For some actors, the performance Julianne Moore gives in Safe would be a career defining masterpiece, their one and only shot at award winning fame.  For her, it turned out to be just the beginning of a brilliant career.

Carol is a rather well to do suburban homemaker in the 1980’s.  She spends her time obsessing over the decor of the home she shares with her husband Greg (Xander Berkeley) and his son Rory from a previous relationship and going to exercise classes.  She’s apparently fit enough that her friends point out that she never sweats while exercising.  The good life is within her reach.  However, soon Carol becomes ill and her doctor cannot pinpoint why.  She’s getting nauseous, weak, and has trouble breathing for no apparent reason and it’s beginning to have an affect on her marriage.   

It’s been well noted that director Todd Haynes used this film as an extended metaphor for illness, specifically AIDS, but the brilliance of it lies in that anyone who has ever suffered from a hard to diagnose illness can recognize many of the difficulties that Carol faces from those around.  Her doctor doesn’t believe her, her husband is exasperated with her, and her friends don’t know how to react around her, especially as her appearance affects their social lives.   The burden of her mystery illness is put squarely on her shoulders and without a proper support system it slowly begins to wear her down. 

That doesn’t mean she doesn’t do her best to figure out what is wrong with her.  Perhaps the biggest target its environmental illness.  Her world is filled with pollution, chemicals, and other invasive stimuli.  Her allergy tests frequently make her ill, as if the world around her is constantly attacking her which of course drives her to isolate further and further away from everyone. 

As the film continues on, Haynes uses Carol’s condition to shine a spotlight on the medical industry, especially the more “new age” treatments that would certainly have their own YouTube channels today.  The Wrentwood Center, a rather dirty looking rehabilitation facility looks more like a summer camp I attended when I was a Cub Scout rather than a medical oasis, only my camp didn’t come with a safe isolation unit which could likely substitute for a fallout shelter if necessary.  

It’s enough to make anyone watching feel uneasy, not only about their own health but also any treatment they might be able to receive.  As our current world barely fights off a pandemic and our medical treatments become more unaffordable, Safe hits very hard.

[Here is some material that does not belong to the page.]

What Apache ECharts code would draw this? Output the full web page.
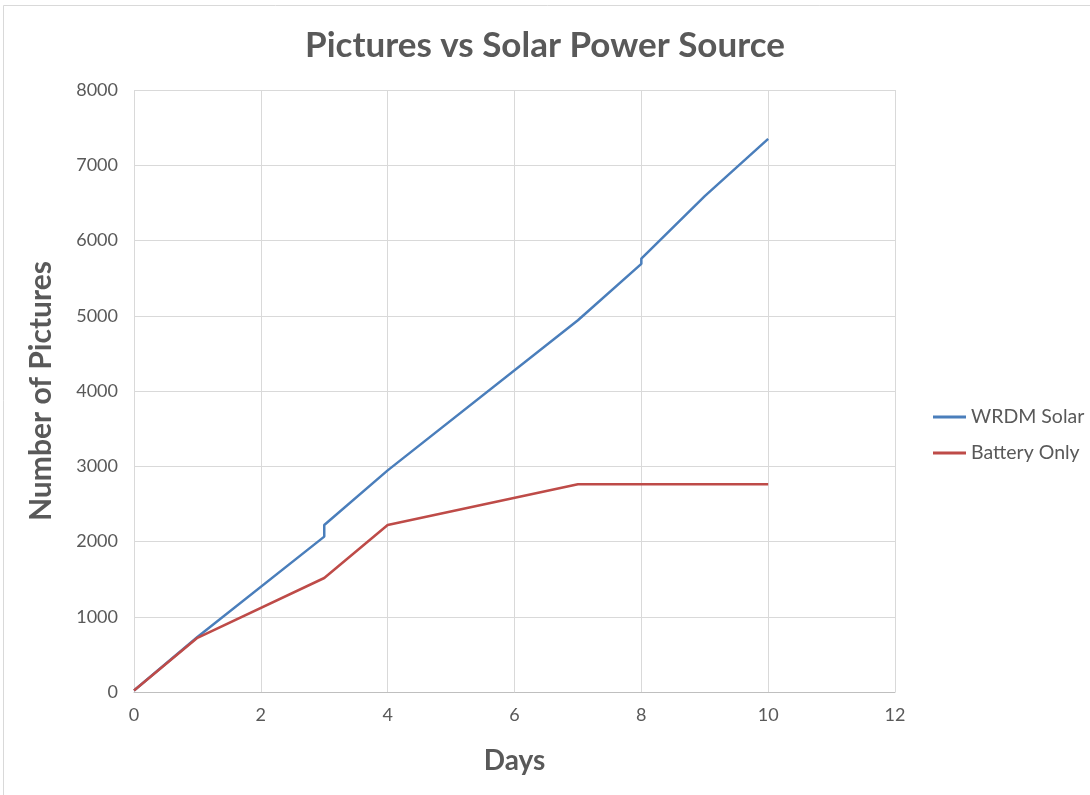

It’s easy to see why people might be distrustful of proven medical treatments when their fears are ignored and how this could open the doors for those who are willing to gain trust through persuasive language and the promise of a cure, regardless of how ridiculous it might sound.  

“The only person who can make you sick is you,” is obviously bullshit, but when all the other answers have failed you, self love is likely hard to come by.   As an audience, we can only hope that something will work for Carol as she disintegrates, afraid and alone, before our eyes.